Witte is being recognized for his many contributions to the understanding of human leukemias, immune disorders and the stem cells involved in the formation of epithelial cancers (cancers of the lining of glands or organs such as the prostate or ovaries). His pioneering work laid the foundation for several approved targeted cancer therapies, transforming the lives of patients with Philadelphia chromosome-positive leukemias and B-Cell malignancies. Witte’s research was key to the development of the drug Imatinib (Gleevec®), the first targeted therapy for chronic myeloid leukemia.
Witte will receive the award on April 20 at the AACR’s annual meeting in Philadelphia.

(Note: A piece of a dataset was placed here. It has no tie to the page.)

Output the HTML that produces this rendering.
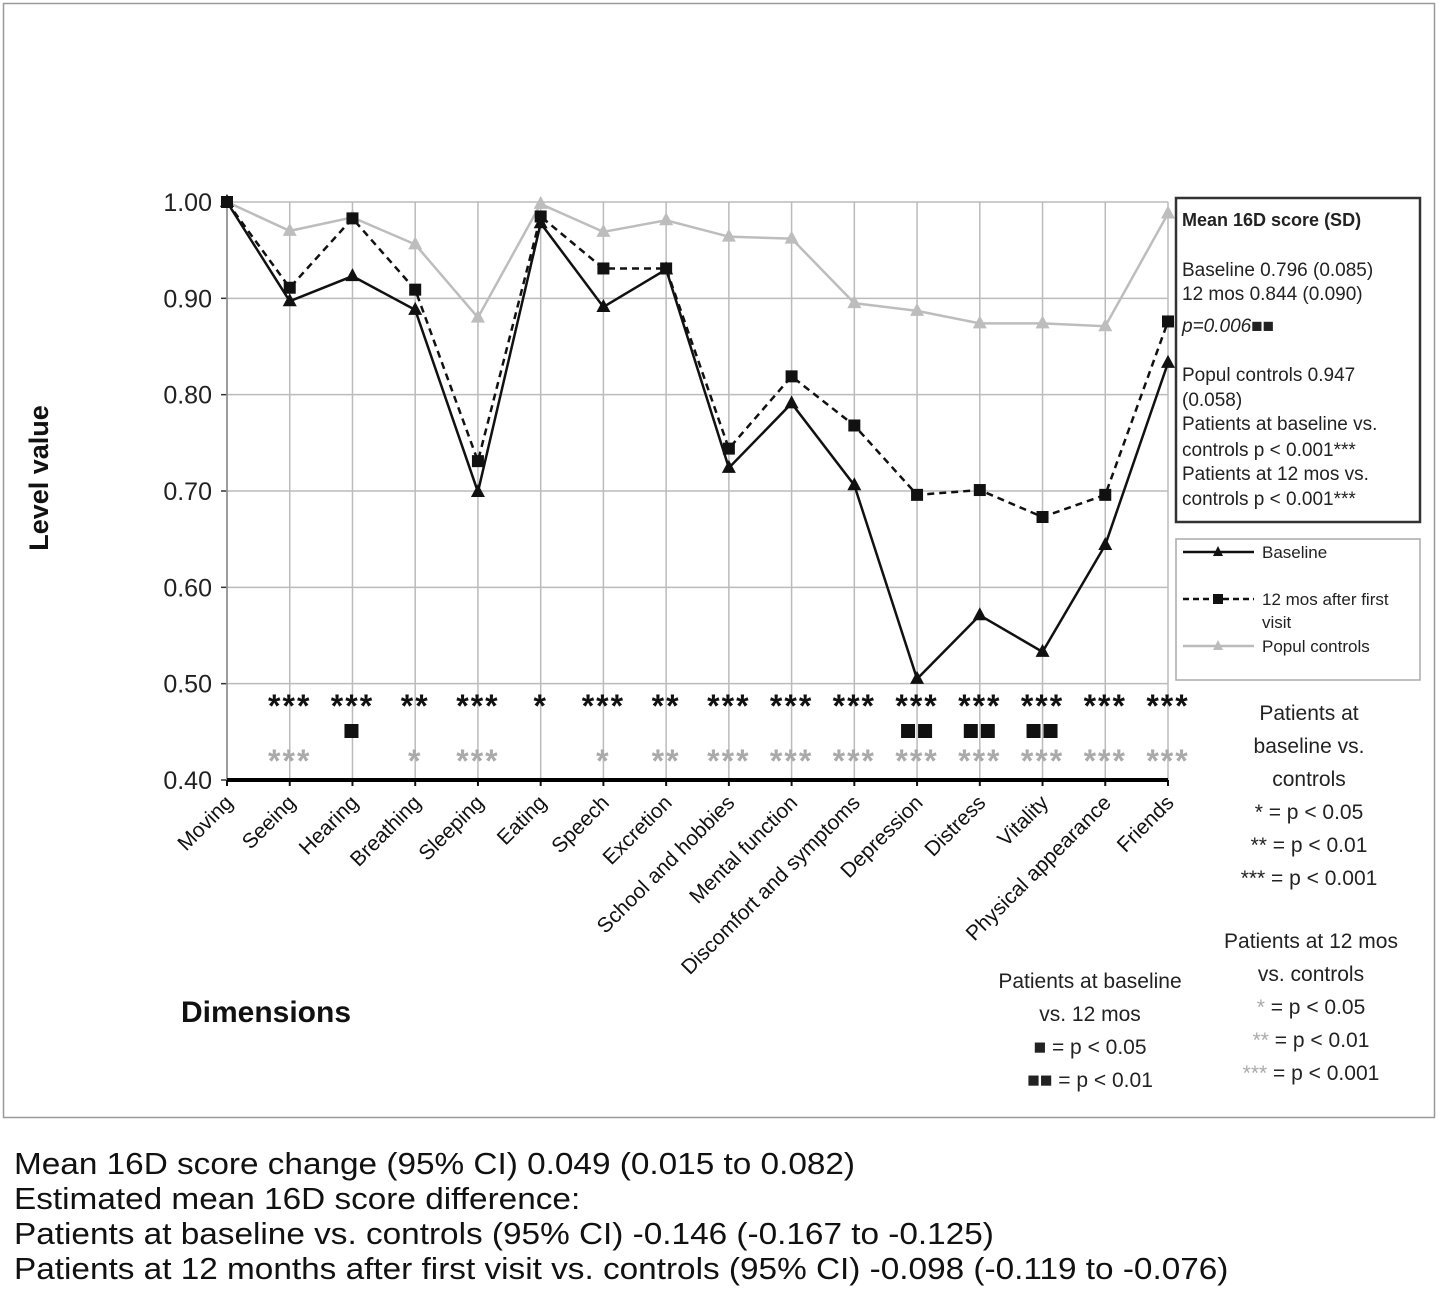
<!DOCTYPE html>
<html><head><meta charset="utf-8"><style>
body{margin:0;background:#fff;font-family:"Liberation Sans",Arial,sans-serif;}
#wrap{position:relative;width:1439px;height:1298px;overflow:hidden;}
.t{position:absolute;white-space:nowrap;}
</style></head><body>
<div id="wrap">
<svg id="chart" width="1439" height="1298" style="position:absolute;left:0;top:0"></svg>
<div class="t" style="left:14px;top:1146px;font-size:31px;line-height:35px;color:#111;transform:scaleX(1.075);transform-origin:0 0">Mean 16D score change (95% CI) 0.049 (0.015 to 0.082)<br>Estimated mean 16D score difference:<br>Patients at baseline vs. controls (95% CI) -0.146 (-0.167 to -0.125)<br>Patients at 12 months after first visit vs. controls (95% CI) -0.098 (-0.119 to -0.076)</div>
</div>
<script>
const categories=["Moving","Seeing","Hearing","Breathing","Sleeping","Eating","Speech","Excretion","School and hobbies","Mental function","Discomfort and symptoms","Depression","Distress","Vitality","Physical appearance","Friends"];
const baseline=[1.00,0.897,0.923,0.888,0.699,0.978,0.891,0.930,0.724,0.791,0.706,0.505,0.571,0.533,0.644,0.833];
const months12=[1.00,0.911,0.983,0.909,0.731,0.985,0.931,0.931,0.744,0.819,0.768,0.696,0.701,0.673,0.696,0.876];
const controls=[1.00,0.970,0.984,0.956,0.880,0.998,0.969,0.981,0.964,0.962,0.895,0.887,0.874,0.874,0.871,0.988];
const yTicks=[0.40,0.50,0.60,0.70,0.80,0.90,1.00];
const sigBaseCtrl=["","***","***","**","***","*","***","**","***","***","***","***","***","***","***","***"];
const sig12Ctrl=["","***","","*","***","","*","**","***","***","***","***","***","***","***","***"];
const sigBase12=[0,0,1,0,0,0,0,0,0,0,0,2,2,2,0,0];

const NS="http://www.w3.org/2000/svg";
const svg=document.getElementById('chart');
const X0=227,X1=1168,Y0=780,Y1=202;
const x=i=>X0+i*(X1-X0)/(categories.length-1);
const y=v=>Y0-(v-0.4)/(0.6)*(Y0-Y1);
function el(tag,attrs,parent){const e=document.createElementNS(NS,tag);for(const k in attrs)e.setAttribute(k,attrs[k]);(parent||svg).appendChild(e);return e;}
let b=el('rect',{x:3.5,y:3.5,width:1431,height:1114,fill:'none',stroke:'#999','stroke-width':1.5});


yTicks.forEach(t=>{
 const l=el('line',{x1:X0,x2:X1,y1:y(t),y2:y(t),stroke:'#bbb','stroke-width':1.5});
 
 
 const tx=el('text',{x:212,y:y(t)+9,'text-anchor':'end','font-size':25,fill:'#222'});
 tx.textContent=t.toFixed(2);
 
 
 el('line',{x1:X0-6,x2:X0,y1:y(t),y2:y(t),stroke:'#333','stroke-width':1.5});
});
categories.forEach((c,i)=>{
 const l=el('line',{x1:x(i),x2:x(i),y1:Y1,y2:Y0,stroke:'#bbb','stroke-width':1.5});
 
 
 el('line',{x1:x(i),x2:x(i),y1:Y0,y2:Y0+6,stroke:'#111','stroke-width':2});
 const tx=el('text',{x:x(i)+7,y:Y0+24,'text-anchor':'end','font-size':21,fill:'#111',transform:`rotate(-45 ${x(i)+7} ${Y0+24})`});
 tx.textContent=c;
 
 
});
el('line',{x1:X0,x2:X0,y1:Y1,y2:Y0,stroke:'#888','stroke-width':1.5});
let ax=el('line',{x1:X0,x2:X1,y1:Y0,y2:Y0,stroke:'#000','stroke-width':4});


function series(vals,color,dash,marker,name){
 const g=el('g',{});
 
 
 el('polyline',{points:vals.map((v,i)=>x(i)+','+y(v)).join(' '),fill:'none',stroke:color,'stroke-width':2.5,'stroke-dasharray':dash||'none'},g);
 vals.forEach((v,i)=>{
  let m;
  if(marker==='tri') m=el('polygon',{points:`${x(i)},${y(v)-8} ${x(i)-7},${y(v)+5} ${x(i)+7},${y(v)+5}`,fill:color},g);
  else m=el('rect',{x:x(i)-6,y:y(v)-6,width:12,height:12,fill:color},g);
  
  
 });
}
series(controls,'#bdbdbd',null,'tri','series-controls');
series(months12,'#111','7,5','sq','series-12mos');
series(baseline,'#111',null,'tri','series-baseline');
categories.forEach((c,i)=>{
 if(sigBaseCtrl[i]){const t=el('text',{x:x(i),y:717,'text-anchor':'middle','font-size':32,'font-weight':'bold',fill:'#111','letter-spacing':2});t.textContent=sigBaseCtrl[i];
  
  }
 if(sig12Ctrl[i]){const t=el('text',{x:x(i),y:772,'text-anchor':'middle','font-size':32,'font-weight':'bold',fill:'#aaa','letter-spacing':2});t.textContent=sig12Ctrl[i];
  
  }
 const n=sigBase12[i];
 for(let k=0;k<n;k++){const r=el('rect',{x:x(i)-n*8+k*17,y:724,width:14,height:14,fill:'#111'});
  
  }
});
let yt=el('text',{x:48,y:478,'text-anchor':'middle','font-size':27,'font-weight':'bold',fill:'#111',transform:'rotate(-90 48 478)'});
yt.textContent='Level value';


let xt=el('text',{x:266,y:1022,'text-anchor':'middle','font-size':30,'font-weight':'bold',fill:'#111'});
xt.textContent='Dimensions';


let mb=el('rect',{x:1176,y:198,width:244,height:324,fill:'#fff',stroke:'#333','stroke-width':2.5});


const mlines=[["Mean 16D score (SD)",226,'bold'],["Baseline 0.796 (0.085)",276],["12 mos 0.844 (0.090)",300],["p=0.006■■",332,'it'],["Popul controls 0.947",381],["(0.058)",406],["Patients at baseline vs.",430],["controls p < 0.001***",456],["Patients at 12 mos vs.",480],["controls p < 0.001***",505]];
mlines.forEach(m=>{const t=el('text',{x:1182,y:m[1],'font-size':m[2]==='bold'?18:19,'font-weight':m[2]==='bold'?'bold':'normal','font-style':m[2]==='it'?'italic':'normal',fill:'#222'});t.textContent=m[0];
 
 });
let lg=el('g',{});


el('rect',{x:1176,y:539,width:244,height:141,fill:'#fff',stroke:'#aaa','stroke-width':1.5},lg);
[["Baseline",552,'#111',null,'tri'],["12 mos after  first",599,'#111','6,4','sq'],["Popul controls",646,'#bbb',null,'tri']].forEach(L=>{
 el('line',{x1:1183,x2:1254,y1:L[1],y2:L[1],stroke:L[2],'stroke-width':2.5,'stroke-dasharray':L[3]||'none'},lg);
 if(L[4]==='tri')el('polygon',{points:`1218,${L[1]-6} 1213,${L[1]+4} 1223,${L[1]+4}`,fill:L[2]},lg);else el('rect',{x:1213,y:L[1]-5,width:10,height:10,fill:L[2]},lg);
 const t=el('text',{x:1262,y:L[1]+6,'font-size':17,fill:'#222'},lg);t.textContent=L[0];
 
 
});
let vt=el('text',{x:1262,y:628,'font-size':17,fill:'#222'},lg);vt.textContent='visit';
function key(lines,cx,y0,name){lines.forEach((l,k)=>{const t=el('text',{x:cx,y:y0+k*33,'text-anchor':'middle','font-size':21,fill:'#222'});
 if(l[1]){const s=el('tspan',{fill:'#aaa'},t);s.textContent=l[1];const r=el('tspan',{},t);r.textContent=l[0];}else t.textContent=l[0];
 
 });}
key([["Patients at"],["baseline vs."],["controls"],["* = p < 0.05"],["** = p < 0.01"],["*** = p < 0.001"]],1309,720,'key-baseline-controls');
key([["Patients at 12 mos"],["vs. controls"],[" = p < 0.05","*"],[" = p < 0.01","**"],[" = p < 0.001","***"]],1311,948,'key-12mos-controls');
key([["Patients at baseline"],["vs. 12 mos"],["■ = p < 0.05"],["■■ = p < 0.01"]],1090,988,'key-baseline-12mos');
</script>
</body></html>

“I have enjoyed the opportunity to work closely with many distinguished colleagues across the country through initiatives where the AACR has taken scientific leadership,” said Witte, who is a Howard Hughes Medical Institute investigator. “With any disease as complex as cancer, it takes more than one individual or single lab to make significant advancements; through the combination of technical resources and the collaborative approaches the AACR has spearheaded, we’re taking a team approach to defeat cancer.”
Since 2011, Witte has served on President Obama’s Cancer Panel, which monitors the development and execution of the National Cancer Program. Witte is also an AACR Academy fellow, an elected member of the National Academy of Sciences and the Institute of Medicine, a UCLA Jonsson Comprehensive Cancer Center member and a professor of microbiology, immunology and molecular genetics at UCLA.

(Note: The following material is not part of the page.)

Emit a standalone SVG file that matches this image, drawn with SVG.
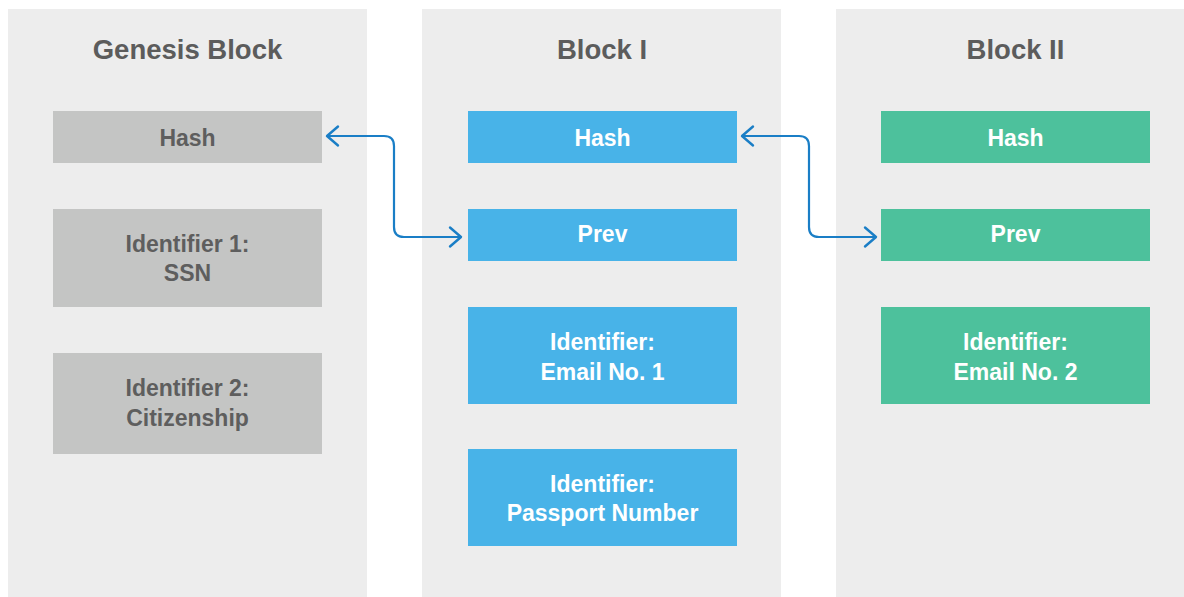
<svg xmlns="http://www.w3.org/2000/svg" width="1184" height="597" viewBox="0 0 1184 597">
<style>
.panel{fill:#ededed}
.title{font-family:"Liberation Sans",Arial,sans-serif;font-weight:bold;font-size:27.5px;fill:#5c5c5c;text-anchor:middle}
.lbl{font-family:"Liberation Sans",Arial,sans-serif;font-weight:bold;font-size:23px;text-anchor:middle}
.g rect{fill:#c4c5c4}
.g text{fill:#5e5e5e}
.b rect{fill:#48b3e8}
.b text{fill:#ffffff}
.e rect{fill:#4dc19c}
.e text{fill:#ffffff}
.conn{fill:none;stroke:#1a7ec6;stroke-width:2.2;stroke-linejoin:round}
</style>
<defs>
<marker id="chev" markerUnits="userSpaceOnUse" markerWidth="26" markerHeight="26" viewBox="-13 -13 26 26" refX="0" refY="0" orient="auto-start-reverse">
<path d="M-11,-9.5 L0,0 L-11,9.5" fill="none" stroke="#1a7ec6" stroke-width="2.4" stroke-linecap="round" stroke-linejoin="round"/>
</marker>
</defs>
<rect width="1184" height="597" fill="#ffffff"/>
<g id="panel-genesis">
<rect class="panel" x="8" y="9" width="359" height="588"/>
<text class="title" x="187.5" y="59">Genesis Block</text>
</g>
<g id="panel-block1">
<rect class="panel" x="422" y="9" width="359" height="588"/>
<text class="title" x="602" y="59">Block I</text>
</g>
<g id="panel-block2">
<rect class="panel" x="836" y="9" width="359" height="588"/>
<text class="title" x="1015.5" y="59">Block II</text>
</g>
<g id="genesis-hash" class="g lbl"><rect x="53" y="111" width="269" height="52"/><text x="187.5" y="145.5">Hash</text></g>
<g id="genesis-id1" class="g lbl"><rect x="53" y="209" width="269" height="98"/><text x="187.5" y="251.5">Identifier 1:</text><text x="187.5" y="281">SSN</text></g>
<g id="genesis-id2" class="g lbl"><rect x="53" y="353" width="269" height="101"/><text x="187.5" y="395.5">Identifier 2:</text><text x="187.5" y="425.5">Citizenship</text></g>
<g id="block1-hash" class="b lbl"><rect x="468" y="111" width="269" height="52"/><text x="602.5" y="145.5">Hash</text></g>
<g id="block1-prev" class="b lbl"><rect x="468" y="209" width="269" height="52"/><text x="602.5" y="242">Prev</text></g>
<g id="block1-id" class="b lbl"><rect x="468" y="307" width="269" height="97"/><text x="602.5" y="349.5">Identifier:</text><text x="602.5" y="379.5">Email No. 1</text></g>
<g id="block1-passport" class="b lbl"><rect x="468" y="449" width="269" height="97"/><text x="602.5" y="491.5">Identifier:</text><text x="602.5" y="521">Passport Number</text></g>
<g id="block2-hash" class="e lbl"><rect x="881" y="111" width="269" height="52"/><text x="1015.5" y="145.5">Hash</text></g>
<g id="block2-prev" class="e lbl"><rect x="881" y="209" width="269" height="52"/><text x="1015.5" y="242">Prev</text></g>
<g id="block2-id" class="e lbl"><rect x="881" y="307" width="269" height="97"/><text x="1015.5" y="350">Identifier:</text><text x="1015.5" y="380">Email No. 2</text></g>
<g id="connectors">
<path class="conn" d="M327,136 H384 Q394,136 394,146 V227 Q394,237 404,237 H461" marker-start="url(#chev)" marker-end="url(#chev)"/>
<path class="conn" d="M742,136 H799 Q809,136 809,146 V227 Q809,237 819,237 H876" marker-start="url(#chev)" marker-end="url(#chev)"/>
</g>
</svg>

Witte’s research led to the discovery of Bruton's tyrosine kinase, a protein essential for immune function that, when mutated, causes the onset of immunodeficiency disease. This finding resulted in a targeted therapy for several types of leukemia and lymphoma with drugs like Ibrutinib. He is currently working on defining the stem cells for epithelial cancers of the prostate and other organs to help define new and more effective therapies.

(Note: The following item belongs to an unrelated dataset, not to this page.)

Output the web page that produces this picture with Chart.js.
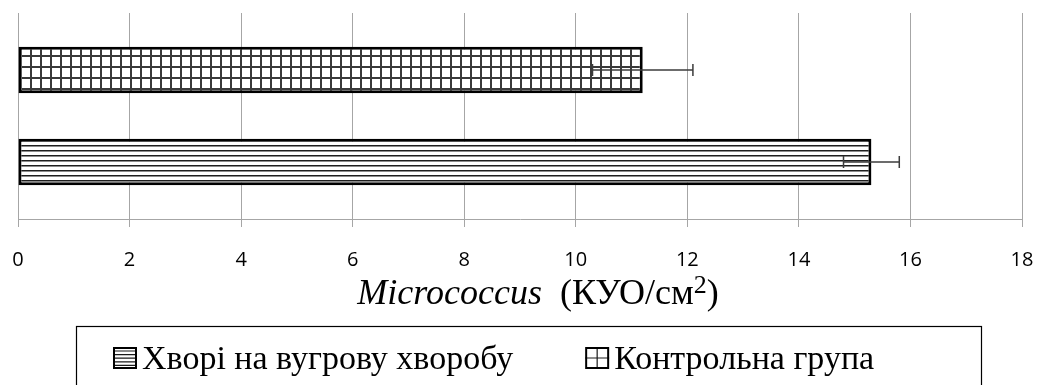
<!DOCTYPE html>
<html>
<head>
<meta charset="utf-8">
<script src="https://cdn.jsdelivr.net/npm/chart.js@4.4.1/dist/chart.umd.min.js"></script>
<style>
  body { margin: 0; background: #fff; }
  #wrap { width: 1038px; height: 385px; position: relative; }
</style>
</head>
<body>
<div id="wrap"><canvas id="microChart"></canvas></div>
<script>
// Micrococcus counts, mean and error per group
const seriesLabels = ['Хворі на вугрову хворобу', 'Контрольна група'];
const seriesMeans = [15.3, 11.2];
const seriesErrors = [0.5, 0.9];
const categories = [''];

// x axis range and step
const xMin = 0;
const xMax = 18;
const xStep = 2;

// axis title pieces: genus in italics, unit with squared exponent
const titleGenus = 'Micrococcus';
const titleUnit = '(КУО/см';
const titleExp = '2';
const titleClose = ')';

const serif = '"Liberation Serif", "Times New Roman", serif';
const canvas = document.getElementById('microChart');

function makePattern(w, h, paint) {
  const c = document.createElement('canvas');
  c.width = w;
  c.height = h;
  const g = c.getContext('2d');
  g.fillStyle = '#fff';
  g.fillRect(0, 0, w, h);
  paint(g, w, h);
  return canvas.getContext('2d').createPattern(c, 'repeat');
}

// horizontal hatching for patients, square mesh for controls
const stripes = makePattern(8, 5, (g, w) => {
  g.fillStyle = '#1e1e1e';
  g.fillRect(0, 0, w, 1);
  g.fillStyle = '#8c8c8c';
  g.fillRect(0, 1, w, 1);
});
const mesh = makePattern(10, 11, (g, w, h) => {
  g.fillStyle = '#3a3a3a';
  g.fillRect(0, 0, 2, h);
  g.fillRect(0, 0, w, 2);
});
const fills = [stripes, mesh];

// control group goes on top, patients below
const drawOrder = [1, 0];

const errorBars = {
  id: 'errorBars',
  afterDatasetsDraw(chart) {
    const { ctx } = chart;
    const x = chart.scales.x;
    ctx.save();
    ctx.strokeStyle = '#3c3c3c';
    ctx.lineWidth = 1.5;
    chart.data.datasets.forEach((ds, di) => {
      chart.getDatasetMeta(di).data.forEach((bar, i) => {
        const v = ds.data[i];
        const e = ds.errors[i];
        const x0 = x.getPixelForValue(v - e);
        const x1 = x.getPixelForValue(v + e);
        const y = bar.y;
        const cap = 6;
        ctx.beginPath();
        ctx.moveTo(x0, y); ctx.lineTo(x1, y);
        ctx.moveTo(x0, y - cap); ctx.lineTo(x0, y + cap);
        ctx.moveTo(x1, y - cap); ctx.lineTo(x1, y + cap);
        ctx.stroke();
      });
    });
    ctx.restore();
  }
};

function drawIcon(ctx, kind, x, y, w, h) {
  ctx.save();
  ctx.fillStyle = '#fff';
  ctx.fillRect(x, y, w, h);
  ctx.strokeStyle = '#1a1a1a';
  ctx.lineWidth = 1.2;
  ctx.beginPath();
  if (kind === 0) {
    for (let yy = y + 4; yy < y + h - 1; yy += 3.6) {
      ctx.moveTo(x, yy); ctx.lineTo(x + w, yy);
    }
  } else {
    ctx.moveTo(x + w / 2, y); ctx.lineTo(x + w / 2, y + h);
    ctx.moveTo(x, y + h / 2); ctx.lineTo(x + w, y + h / 2);
  }
  ctx.stroke();
  ctx.lineWidth = 2;
  ctx.strokeStyle = '#000';
  ctx.strokeRect(x + 1, y + 1, w - 2, h - 2);
  ctx.restore();
}

const captions = {
  id: 'captions',
  afterDraw(chart) {
    const { ctx, chartArea } = chart;
    ctx.save();
    ctx.fillStyle = '#000';
    ctx.textBaseline = 'alphabetic';
    ctx.textAlign = 'left';

    // axis title
    const parts = [
      { text: titleGenus, font: 'italic 36px ' + serif, dy: 0 },
      { text: '  ' + titleUnit, font: '36px ' + serif, dy: 0 },
      { text: titleExp, font: '26px ' + serif, dy: -11 },
      { text: titleClose, font: '36px ' + serif, dy: 0 }
    ];
    let total = 0;
    parts.forEach(p => { ctx.font = p.font; p.w = ctx.measureText(p.text).width; total += p.w; });
    let tx = (chartArea.left + chartArea.right) / 2 + 18 - total / 2;
    const ty = 304;
    parts.forEach(p => {
      ctx.font = p.font;
      ctx.fillText(p.text, tx, ty + p.dy);
      tx += p.w;
    });

    // legend frame and entries
    const boxLeft = 76.5, boxRight = 981.5, boxTop = 326.5;
    ctx.strokeStyle = '#000';
    ctx.lineWidth = 1.2;
    ctx.strokeRect(boxLeft, boxTop, boxRight - boxLeft, chart.height + 10 - boxTop);

    ctx.font = '34px ' + serif;
    let lx = boxLeft + 36.5;
    seriesLabels.forEach((label, i) => {
      drawIcon(ctx, i, lx, 347, 24, 22);
      lx += 29;
      ctx.fillText(label, lx, 369);
      lx += ctx.measureText(label).width + 72;
    });
    ctx.restore();
  }
};

new Chart(canvas, {
  type: 'bar',
  data: {
    labels: categories,
    datasets: drawOrder.map(i => ({
      label: seriesLabels[i],
      data: [seriesMeans[i]],
      errors: [seriesErrors[i]],
      backgroundColor: fills[i],
      borderColor: '#000',
      borderWidth: 3,
      borderSkipped: false,
      categoryPercentage: 0.892,
      barPercentage: 0.505
    }))
  },
  options: {
    indexAxis: 'y',
    responsive: true,
    maintainAspectRatio: false,
    animation: false,
    layout: {
      padding: { top: 13, left: 18, right: 16, bottom: 92 }
    },
    scales: {
      x: {
        min: xMin,
        max: xMax,
        // tick padding only pushes labels down, not the plot edges
        afterFit(scale) {
          scale.paddingLeft = 0;
          scale.paddingRight = 0;
        },
        ticks: {
          stepSize: xStep,
          padding: 21,
          color: '#000',
          font: { family: '"Open Sans"', size: 20 }
        },
        grid: {
          color: '#a6a6a6',
          lineWidth: 1,
          tickLength: 8
        },
        border: { color: '#a6a6a6', width: 1 }
      },
      y: {
        display: false
      }
    },
    plugins: {
      legend: { display: false },
      tooltip: { enabled: false }
    }
  },
  plugins: [errorBars, captions]
});
</script>
</body>
</html>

The drive to understand the cells in which cancers and leukemias originate sparked Witte’s focus on stem cell research. He hopes that research coming out of the Broad Stem Cell Research Center will change the understanding of many human maladies and that the discoveries will result in new treatments for lethal diseases.
Each AACR Clowes Memorial Award recipient is first nominated by their peers and then considered by an award selection committee appointed by the president of the AACR.
Witte will present his lecture, “Finding Therapeutic Targets for Aggressive Prostate Cancer,” Monday, April 20, 5:30 p.m. EST, in the Grand Ballroom of the Pennsylvania Convention Center.
The AACR and Eli Lilly and Company established the G.H.A. Clowes Memorial Award in 1961 to honor Dr. G.H.A. Clowes, a founding member of the AACR and research director at Eli Lilly. This award recognizes an individual with outstanding recent accomplishments in basic cancer research.